Class CentroidLinkage

  • All Implemented Interfaces:
    AgglomerationMethod

    public final class CentroidLinkage
    extends Object
    implements AgglomerationMethod
    The "centroid" or "Unweighted Pair-Group Method using Centroids (UPGMC)" method is a geometric approach that links the centroids of clusters. Each cluster is represented by its centroid. The distance between two clusters is calculated as the distance between their centriods. This method does not distort the cluster space. [The data analysis handbook. By Ildiko E. Frank, Roberto Todeschini] Can produce a dendrogram that is not monotonic (it can have so called inversions, which are hard to interpret). This occurs when the distance from the union of two clusters, r and s, to a third cluster is less than the distance between r and s. Used only for Euclidean distance!
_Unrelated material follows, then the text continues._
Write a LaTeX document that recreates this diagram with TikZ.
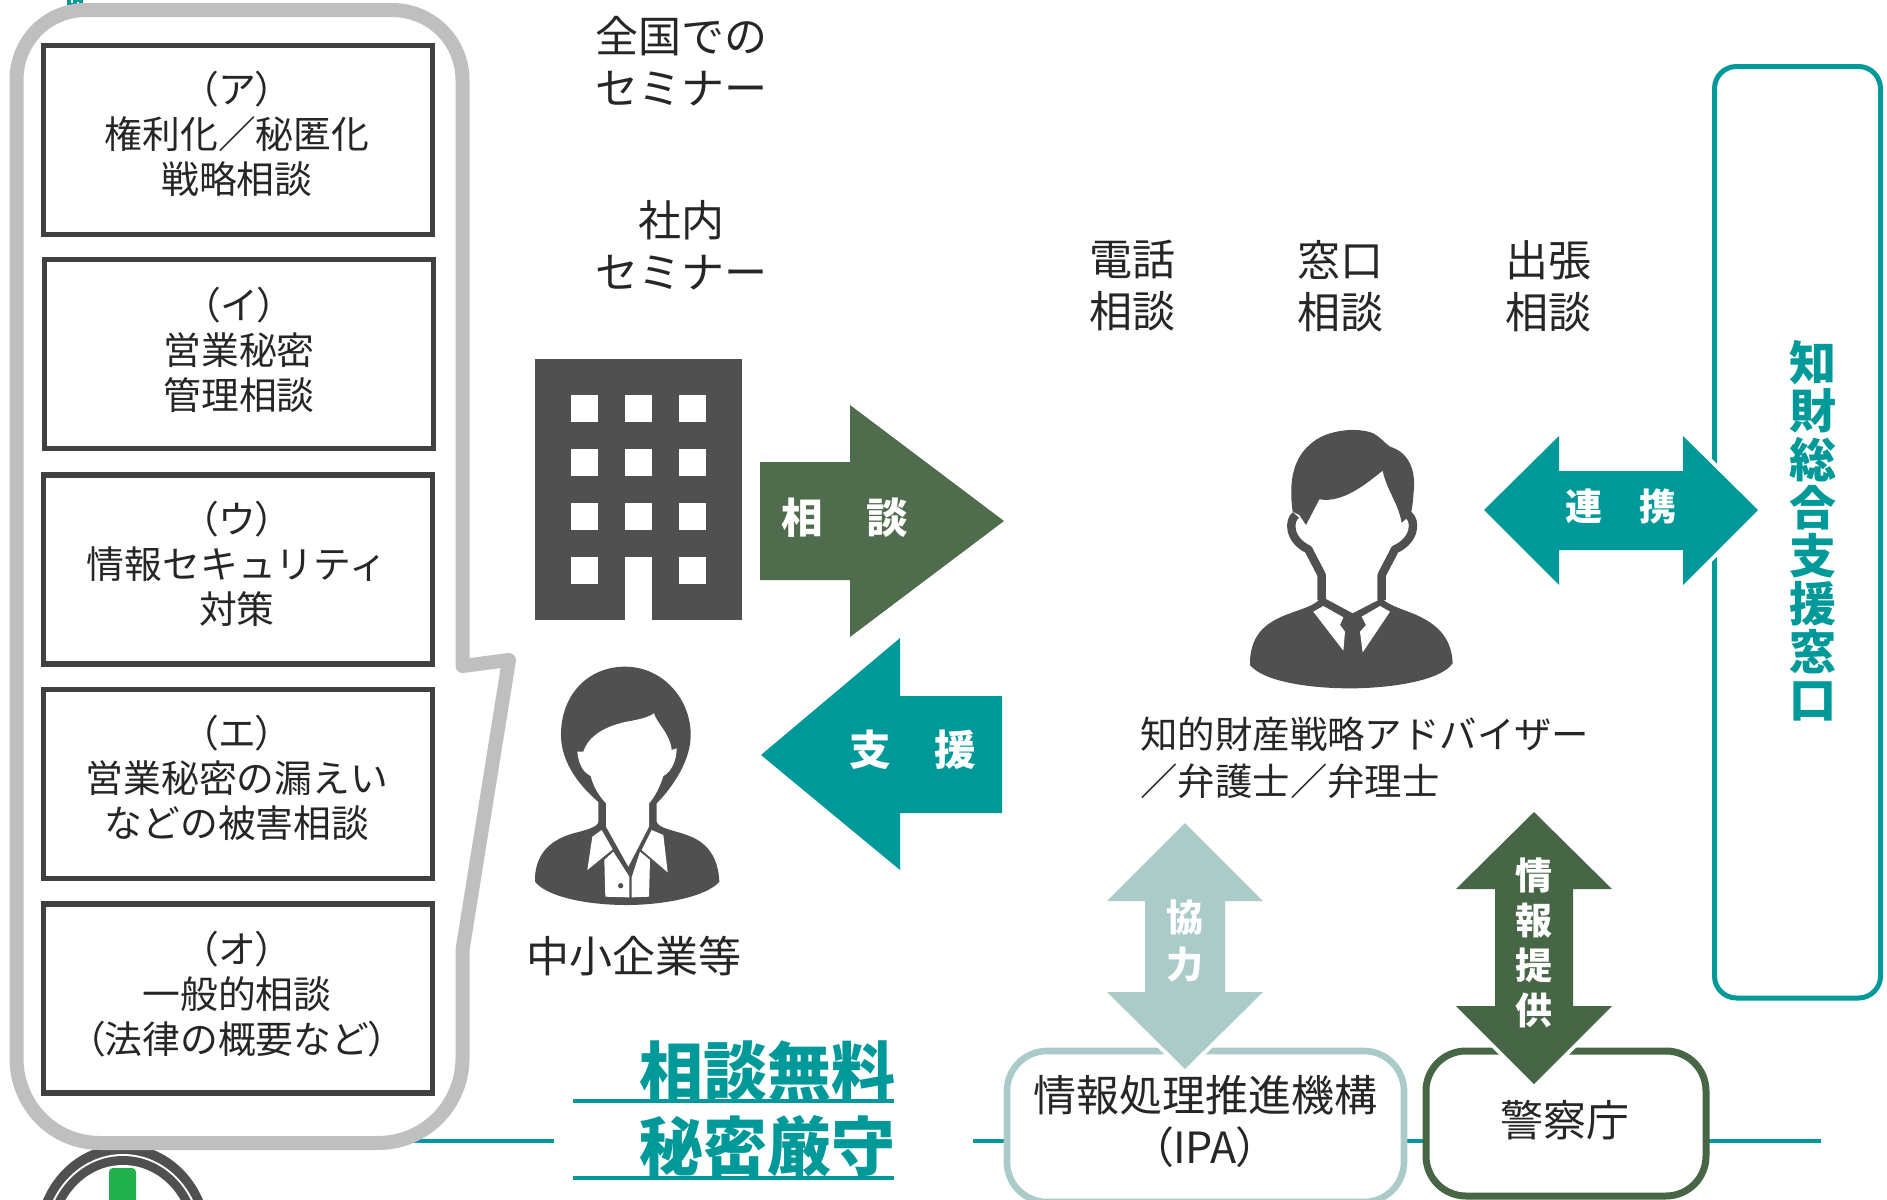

The general form of the Lance-Williams matrix-update formula: d[(i,j),k] = ai*d[i,k] + aj*d[j,k] + b*d[i,j] + g*|d[i,k]-d[j,k]| For the "centroid" method: ai = ci/(ci+cj) aj = cj/(ci+cj) b = -ci*cj/((ci+cj)*(ci+cj)) g = 0 Thus: d[(i,j),k] = ci/(ci+cj)*d[i,k] + cj/(ci+cj)*d[j,k] - ci*cj/((ci+cj)*(ci+cj))*d[i,j] = ( ci*d[i,k] + cj*d[j,k] - ci*cj/(ci+cj)*d[i,j] ) / (ci+cj)
    • Constructor Detail

      • CentroidLinkage

        public CentroidLinkage()
    • Method Detail

      • computeDissimilarity

        public double computeDissimilarity​(double dik,
                                           double djk,
                                           double dij,
                                           int ci,
                                           int cj,
                                           int ck)
        Description copied from interface: AgglomerationMethod
        Compute the dissimilarity between the newly formed cluster (i,j) and the existing cluster k.
        Specified by:
        computeDissimilarity in interface AgglomerationMethod
        Parameters:
        dik - dissimilarity between clusters i and k
        djk - dissimilarity between clusters j and k
        dij - dissimilarity between clusters i and j
        ci - cardinality of cluster i
        cj - cardinality of cluster j
        ck - cardinality of cluster k
        Returns:
        dissimilarity between cluster (i,j) and cluster k.